Snex 0.4.0 is out after a few weeks of RC production use! This release focuses on performance and devx, and support for using Snex from Python subprocesses.

As before, below is the abbreviated changelog with some of the more interesting changes. The full one can be found in CHANGELOG.md. Changelog entries are written by hand, so it should be very readable.

Highlights

• Improved performance

  Simple Snex.pyeval call latency dropped from 75 µs (v0.3.2) to 38 µs end-to-end on a MacBook M1 - nearly 2× lower. There’s a clear path to 28 μs, slated for v0.4.1.

• snex Python module documentation

  snex Python interface is now documented with ExDoc!

Breaking changes

• Snex.pyeval/4 no longer returns bare :ok

  Snex.pyeval/4 now always returns either {:ok, value} or {:error, reason}.

• snex.send and snex.cast now require await

  The write transport from Python to Elixir is now under standard Python asyncio flow control. As a side effect, send()&cast() were required to become async.

Features

• Snex.pyeval/4 can execute code with Python return statements

  The :returning option is now deprecated - just write Snex.pyeval(env, "return 42")

• Multiprocessing support

  snex.serve and snex.io_loop_for_connection provide a clean way to connect Python subprocesses - or any external processes - to the Snex system, enabling snex.call() & snex.cast() from outside of the main Python process.

• snex.Elixir proxy object

  Added syntax sugar for snex.cast()/snex.call() for a natural Elixir-like call syntax in Python:

  await Elixir.Enum.frequencies(["a", "b", "a", "a", "d", "b"])
  

• snex.LoggingHandler

  Snex Python interface now provides a snex.LoggingHandler class for use with Python’s logging. The handler outputs Python logs using Elixir’s Logger.

• Snex.pyeval/4 can be called with interpreter instead of %Snex.Env{}

  Simplifies setup and improves latency for one-off commands.

Snex 0.4.1 is out now!

This release introduces an eager asyncio loop improvement discussed on the Python forum. This brings the end-to-end latency of a simple Snex.pyeval down to 28 μs on CPython, 20 μs on PyPy - closing in on NIF-based integrations. For comparison, an equivalent Pythonx.eval+decode is ~6.5 μs^[1].

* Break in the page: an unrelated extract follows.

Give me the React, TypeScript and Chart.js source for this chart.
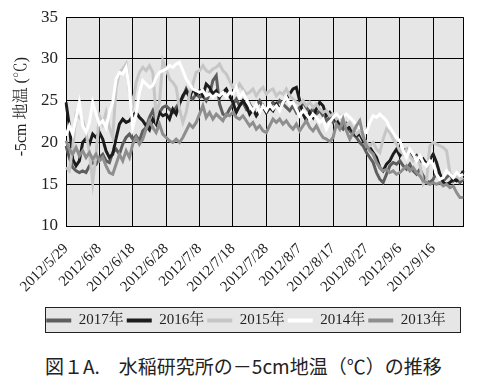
import React, { useEffect, useRef } from "react";
import { Chart, registerables } from "chart.js";

Chart.register(...registerables);

// Daily dates from 2012/5/29 (120 days)
const START_DATE = [2012, 5, 29];
const DAY_COUNT = 120;
const LABEL_EVERY = 10;

const seriesNames = ["2017年", "2016年", "2015年", "2014年", "2013年"];
const seriesColors = ["#5e5e5e", "#1c1c1c", "#c6c6c6", "#ffffff", "#8e8e8e"];

const y2017 = [
  19.6, 18.2, 17, 16.6, 16.4, 16.6, 16.4, 17.2, 17.6, 17.4,
  18.2, 18.6, 17.8, 17.6, 18.8, 19.2, 18.6, 19.8, 20.6, 21,
  20.4, 20.8, 20.2, 21.4, 21.8, 23, 23.8, 22.6, 23.6, 24.2,
  24.4, 24, 23.6, 24.2, 24.8, 25.4, 26.4, 25.6, 25.2, 25.8,
  25.4, 25.6, 25, 25.8, 27.4, 28, 24.6, 23.4, 23.2, 24,
  24.6, 25.2, 24.4, 24.8, 24, 24.6, 23.8, 24.4, 25, 24.2,
  23.6, 24.2, 24.8, 24.4, 25, 24.6, 24.2, 23.8, 24.4, 23.6,
  24.2, 24.8, 24.2, 23.6, 24, 23.4, 23.8, 23.2, 22.6, 23,
  22.4, 22.8, 22, 21.6, 22.2, 21.4, 21, 20.6, 20, 19.6,
  18.8, 18.2, 17.6, 16.4, 15.6, 15.2, 16.2, 17.2, 17.6, 17.4,
  17.8, 17.2, 16.8, 17.4, 16.6, 16.2, 16.8, 16, 15.4, 15.2,
  15.6, 16.4, 16.2, 15.4, 15.8, 16.2, 15.4, 15.8, 15.2, 15.6,
];

const y2016 = [
  24.8, 22, 18, 17.2, 17.8, 20, 20.5, 19.8, 21, 20.6,
  21.2, 20.4, 19, 18.2, 18.6, 20.5, 22.2, 22.8, 22.4, 22.6,
  23.2, 23.6, 23, 22.6, 22, 21.5, 22.8, 22.2, 23.6, 23.2,
  23.4, 22.8, 24, 23.4, 24.6, 25.6, 26.2, 25.4, 26.4, 25.8,
  26.2, 25.6, 27, 26.6, 25.8, 26.2, 25.4, 26, 26.4, 25.6,
  24.8, 23.6, 24.4, 25, 24.4, 23.4, 24, 23.2, 23.8, 24.4,
  23.6, 24.2, 23.8, 24.6, 24, 24.8, 25.2, 25.8, 26.4, 26.6,
  25, 23.4, 22.6, 23.6, 23, 24, 24.8, 24.4, 23.2, 23.6,
  23, 22.6, 22, 22.4, 21.6, 21.8, 21.2, 20.8, 21, 20.2,
  19.8, 19.4, 18.8, 18.2, 17, 16.6, 17.4, 17.8, 18.6, 19.2,
  18.4, 19, 19.2, 18.6, 18, 18.4, 17.6, 18, 17.4, 18,
  18.6, 17.6, 16.2, 15.2, 15, 15.2, 15.6, 15.4, 15.8, 16.6,
];

const y2015 = [
  17, 16.6, 19.4, 23.4, 23, 22.6, 21.2, 18.8, 15.2, 18.6,
  23.2, 22.2, 23.6, 21.8, 20.6, 26.6, 28.4, 28.8, 29.4, 26.2,
  24.6, 27.2, 28.4, 29, 28.6, 29.2, 28.4, 23.2, 24.8, 29.8,
  28.8, 27.6, 27.2, 26.6, 24, 22.4, 23.6, 25.8, 27, 28.4,
  28.6, 29.2, 28.6, 28.4, 28.8, 29, 29.4, 28.6, 28.2, 27.4,
  26.6, 26.2, 27, 26.4, 25.8, 26, 26.4, 25.6, 26.2, 26.6,
  25.8, 26.2, 26.4, 25.6, 26, 25.8, 26.4, 25.6, 25.2, 24.8,
  24.6, 25, 24.4, 24.8, 24.2, 24.6, 24, 23.6, 23.8, 23.2,
  23.4, 22.8, 23.2, 22.6, 22, 22.4, 21.6, 21, 21.4, 20.6,
  20, 19.6, 20, 19.2, 18.8, 20.4, 21.6, 21.2, 20.4, 19.8,
  19, 18.6, 19.2, 18.4, 17.8, 18.2, 17.4, 15, 15.4, 19.6,
  20, 19.8, 19.6, 19.4, 19, 16.4, 15.8, 16, 15.6, 15.8,
];

const y2014 = [
  20.8, 22, 21, 23, 24.8, 22, 21.2, 22.4, 24.8, 23.4,
  22.2, 22.6, 21.8, 23.6, 24.8, 27.6, 28.4, 28.2, 29, 26.4,
  21.8, 23.4, 26, 27.4, 27, 26.6, 26.8, 27.8, 28.4, 28.6,
  28.8, 29.2, 29, 29.4, 29.6, 28.6, 27.6, 27, 26.4, 26.2,
  26, 26.2, 25.6, 25.8, 25.4, 25.8, 25.6, 26, 25.4, 26,
  25.8, 26.6, 25.4, 26, 25.2, 24.4, 23.8, 24.6, 23.6, 24.4,
  23.8, 24.6, 24, 24.4, 23.8, 24.8, 25.4, 24.6, 24.8, 24,
  23.2, 23.8, 23.4, 22.8, 23.4, 23, 22.4, 22.8, 21.6, 22.4,
  23, 23.4, 23, 23.2, 23.4, 23, 22.6, 22.2, 21.8, 21.4,
  21.2, 22.4, 23.2, 23, 23.4, 23, 22.6, 21.8, 21.2, 20.6,
  20.2, 19, 18.2, 19.2, 18.6, 17.8, 18.4, 17.6, 17.2, 17.8,
  17.4, 16.2, 15.6, 15.8, 16.6, 16.2, 15.8, 16.4, 16, 16.2,
];

const y2013 = [
  20.2, 19.2, 18.6, 19.4, 18.4, 19, 18.2, 18.8, 18, 18.6,
  17.8, 18.2, 17.2, 16.4, 16.2, 17.4, 18.6, 17.8, 19, 18.2,
  19.8, 20.6, 19.8, 20.4, 21.6, 22.6, 21.8, 21.2, 22.2, 21,
  20.6, 20.2, 20, 20.4, 20, 20.6, 21.4, 22.2, 21.8, 22.4,
  23.4, 24.4, 23, 23.6, 22.8, 23.4, 23, 22.6, 23.4, 23.2,
  23.6, 23, 22.8, 23.2, 22.6, 22, 22.4, 21.6, 22, 21.4,
  21.2, 22, 22.8, 22.4, 22.8, 22.2, 22.6, 22, 21.6, 22.2,
  21.4, 22, 22.6, 21.8, 21.4, 22, 21.2, 20.6, 20.4, 20.1,
  20.6, 22.2, 21.6, 22.8, 21.4, 20.4, 21.2, 22, 22.6, 20.8,
  19.6, 19, 18.6, 17.6, 17, 16.6, 16.8, 16.4, 16.6, 16.2,
  16.4, 16.8, 17.2, 16.6, 17, 16.4, 16, 15.4, 15.2, 15,
  15.2, 15, 15.2, 14.8, 15, 14.6, 14.8, 14, 13.4, 13.4,
];

const seriesValues = [y2017, y2016, y2015, y2014, y2013];

const yMin = 10;
const yMax = 35;
const yStep = 5;

const yTitle = "-5cm 地温 (℃)";
const caption = "図１A.　水稲研究所の－5cm地温（℃）の推移";

function buildDateLabels(): string[] {
  const out: string[] = [];
  const d = new Date(START_DATE[0], START_DATE[1] - 1, START_DATE[2]);
  for (let i = 0; i < DAY_COUNT; i++) {
    out.push(`${d.getFullYear()}/${d.getMonth() + 1}/${d.getDate()}`);
    d.setDate(d.getDate() + 1);
  }
  return out;
}

const SERIF = "'Liberation Serif', 'Noto Serif CJK JP', 'Noto Sans CJK JP', serif";
const LEGEND_SHIFT = 6;

const plotBg = {
  id: "plotBg",
  beforeDraw(chart: any) {
    const { ctx, chartArea } = chart;
    if (!chartArea) return;
    ctx.save();
    ctx.fillStyle = "#e6e6e6";
    ctx.fillRect(chartArea.left, chartArea.top, chartArea.right - chartArea.left, chartArea.bottom - chartArea.top);
    ctx.restore();
  },
};

const yTitlePlugin = {
  id: "yTitlePlugin",
  afterDraw(chart: any) {
    const { ctx, chartArea } = chart;
    if (!chartArea) return;
    ctx.save();
    ctx.translate(chartArea.left - 44, (chartArea.top + chartArea.bottom) / 2 - 15);
    ctx.rotate(-Math.PI / 2);
    ctx.textAlign = "center";
    ctx.textBaseline = "middle";
    ctx.fillStyle = "#222";
    ctx.font = `16px ${SERIF}`;
    ctx.fillText(yTitle, 0, 0);
    ctx.restore();
  },
};

// Framed grey background behind the legend; the legend itself is nudged right
const legendBox = {
  id: "legendBox",
  beforeDraw(chart: any) {
    const lg = chart.legend;
    if (!lg || !lg.legendHitBoxes || !lg.legendHitBoxes.length) return;
    const boxes = lg.legendHitBoxes;
    let l = Infinity, r = -Infinity, t = Infinity, b = -Infinity;
    for (const h of boxes) {
      l = Math.min(l, h.left);
      r = Math.max(r, h.left + h.width);
      t = Math.min(t, h.top);
      b = Math.max(b, h.top + h.height);
    }
    l += LEGEND_SHIFT;
    r += LEGEND_SHIFT;
    const ctx = chart.ctx;
    ctx.save();
    const x0 = Math.round(l - 7) + 0.5;
    const y0 = Math.round(t - 6) + 0.5;
    const w = Math.round(r - l + 15);
    const h = Math.round(b - t + 10);
    ctx.fillStyle = "#e6e6e6";
    ctx.fillRect(x0, y0, w, h);
    ctx.strokeStyle = "#222";
    ctx.lineWidth = 1;
    ctx.strokeRect(x0, y0, w, h);
    ctx.restore();
  },
  beforeDatasetsDraw() {},
};

const legendShift = {
  id: "legendShift",
  afterLayout(chart: any) {
    const lg = chart.legend;
    if (!lg) return;
    lg.left += LEGEND_SHIFT;
    lg.right += LEGEND_SHIFT;
  },
};

export default function App() {
  const ref = useRef<HTMLCanvasElement | null>(null);

  useEffect(() => {
    if (!ref.current) return;
    const labels = buildDateLabels();
    const n = seriesNames.length;
    const chart = new Chart(ref.current, {
      type: "line",
      data: {
        labels,
        datasets: seriesNames.map((name, i) => ({
          label: name,
          data: seriesValues[i],
          borderColor: seriesColors[i],
          backgroundColor: seriesColors[i],
          borderWidth: 3,
          pointRadius: 0,
          pointStyle: "line",
          tension: 0,
          fill: false,
          order: n - 1 - i,
        })),
      },
      plugins: [plotBg, legendBox, legendShift, yTitlePlugin],
      options: {
        animation: false,
        responsive: true,
        maintainAspectRatio: false,
        layout: { padding: { left: 0, right: 18, top: 0, bottom: 4 } },
        plugins: {
          tooltip: { enabled: false },
          legend: {
            position: "bottom",
            labels: {
              usePointStyle: true,
              pointStyle: "line",
              pointStyleWidth: 25,
              boxWidth: 25,
              padding: 3,
              color: "#222",
              font: { family: SERIF, size: 15 },
              sort: (a: any, b: any) => a.datasetIndex - b.datasetIndex,
              generateLabels: (c: any) =>
                Chart.defaults.plugins.legend.labels
                  .generateLabels(c)
                  .map((it: any) => ({ ...it, lineWidth: 4, pointStyle: "line" })),
            },
          },
        },
        scales: {
          x: {
            type: "category",
            offset: false,
            border: { color: "#000", width: 1 },
            grid: {
              drawTicks: false,
              lineWidth: 1,
              color: (ctx: any) =>
                ctx.index % LABEL_EVERY === 0 || ctx.index === DAY_COUNT - 1 ? "#000" : "rgba(0,0,0,0)",
            },
            ticks: {
              autoSkip: false,
              maxRotation: 45,
              minRotation: 45,
              padding: 14,
              color: "#222",
              font: { family: SERIF, size: 15 },
              callback: (_v: any, i: number) => (i % LABEL_EVERY === 0 ? labels[i] : ""),
            },
            afterFit: (scale: any) => {
              scale.height = 84;
            },
          },
          y: {
            min: yMin,
            max: yMax,
            border: { color: "#000", width: 1 },
            grid: { drawTicks: false, color: "#000", lineWidth: 1 },
            ticks: {
              stepSize: yStep,
              padding: 8,
              color: "#222",
              font: { family: SERIF, size: 17 },
            },
            afterFit: (scale: any) => {
              scale.width = 58;
            },
          },
        },
      },
    });
    return () => chart.destroy();
  }, []);

  return (
    <div style={{ width: 482 }}>
      <div style={{ position: "relative", height: 343, marginTop: -9 }}>
        <canvas ref={ref} />
      </div>
      <div
        style={{
          fontFamily: "'Noto Sans CJK JP', sans-serif",
          fontSize: 19,
          color: "#222",
          paddingLeft: 37,
          marginTop: 12,
          lineHeight: "24px",
          whiteSpace: "nowrap",
        }}
      >
        {caption}
      </div>
    </div>
  );
}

I also revamped the Highlights section of README.md to better showcase what Snex is and can do. I’m putting it down below for a refresher.

Thanks!

Highlights

Robust & Isolated - Run any number of Python interpreters in separate OS processes, preventing GIL issues or blocking computations from affecting your Elixir application. You can call asyncio code, use PyPy instead of CPython, or even run Python in a Docker container!

Declarative Environments - Leverages uv to manage Python versions and dependencies, embedding them into your application’s release for consistent deployments. Supports custom Python environments and easy integration with Python projects.

Bidirectional communication - Powerful and efficient interface with explicit control over data. Python code running under Snex can send messages to BEAM processes and call Erlang/Elixir functions.

High quality, organic code - Every line of Snex is thought out and serves a purpose. Code is optimized to keep performance overhead low.

Forward Compatibility - Built on stable foundations independent of C-level interfaces, so future versions of Python and Elixir will work on day one!

1. in local serialized benchmarks on an M1 Macbook Pro. The latency story is completely different in concurrent usage, where Pythonx gets blocked on GIL. ↩︎

“snex” - love the name